Hey Hope and All,

Yes, I did see my ex-husband, and yes, the visit did go well. Things are so complicated though that I think it is time for me to switch gears. DBing allowed me to show my husband that divorce was not the answer to his problems. I know for sure that he still loves me and that he knows he will never find anyone better. The real monster that he faces is his addiction.

DBing is no longer the answer to my problems. I have been going to Alanon so I can handle this situation better.

When I saw ex-husband, he actually didn't look too bad. I was expecting him to look unhealthy and bloated from the drug use. I know he is still on drugs, but he didn't seem as strung out as I expected him to be.

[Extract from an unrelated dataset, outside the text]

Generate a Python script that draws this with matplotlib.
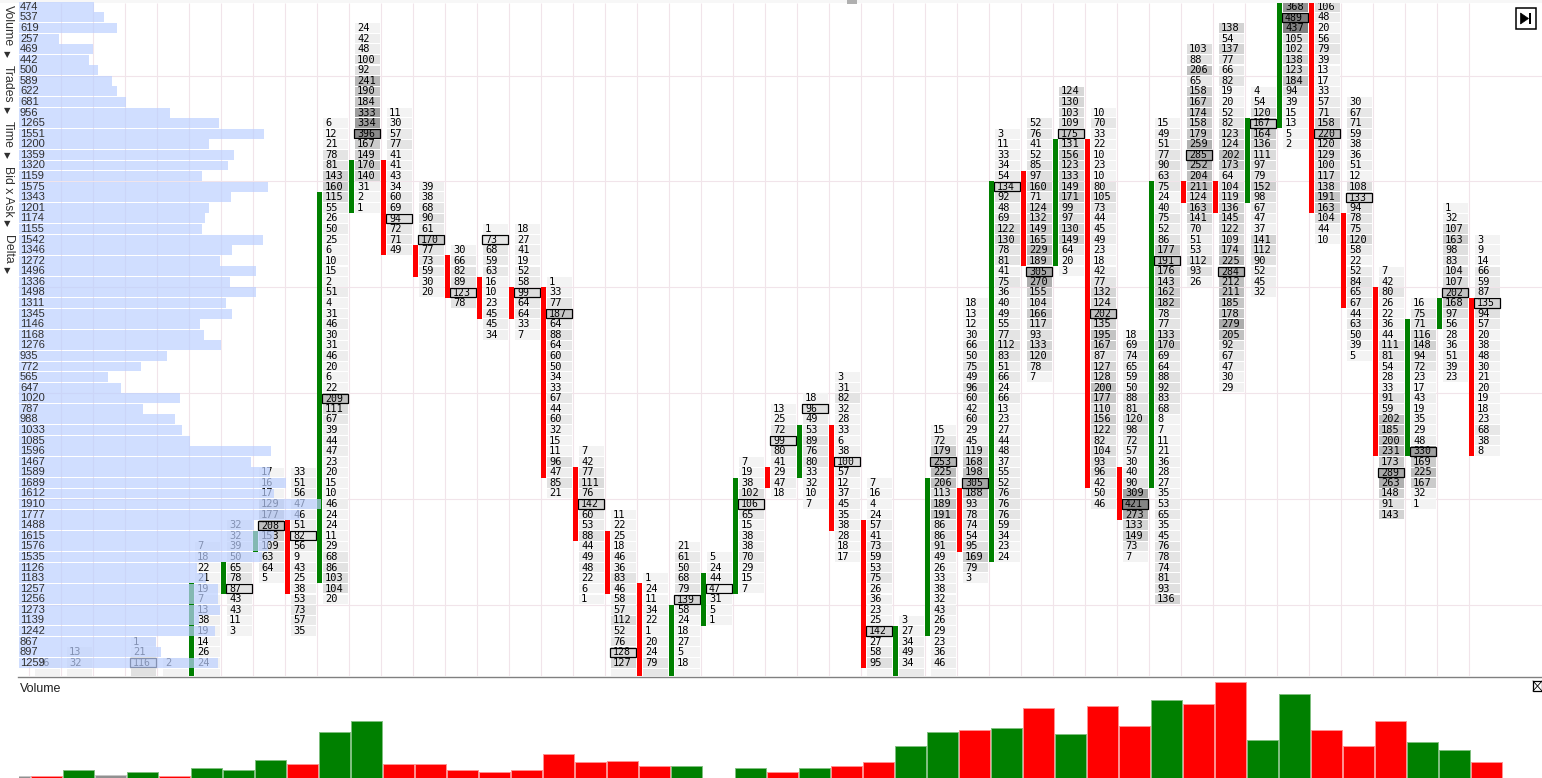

The first evening was nice and pleasant. He told me that when he saw me he thought I looked great and really pretty, however; he added that when he saw me he simply saw "his wife". He went on about how no one understands him and knows him like I do. Of course I started to cry. It felt like none of the hell between us had ever happened and we were just picking up where we had left off.

The rest of the weekend went well, but I got a little upset when it was time to leave. It is so clear that he is stuck in life because of his addiction and he would keep me waiting forever if I choose to let him.

This is why I have been going to Alanon. It is time for me to cut him off as long as he is not in recovery. My therapist is guiding me in this process too. She has a son in recover and is very involved in Alanon.

He is calling all of the time. I think it is because he enjoyed seeing me, but I also think it is because he knows I am tired of waiting for him to get his act together.

I'll post more later when I have more time. Just wanted to update you guys.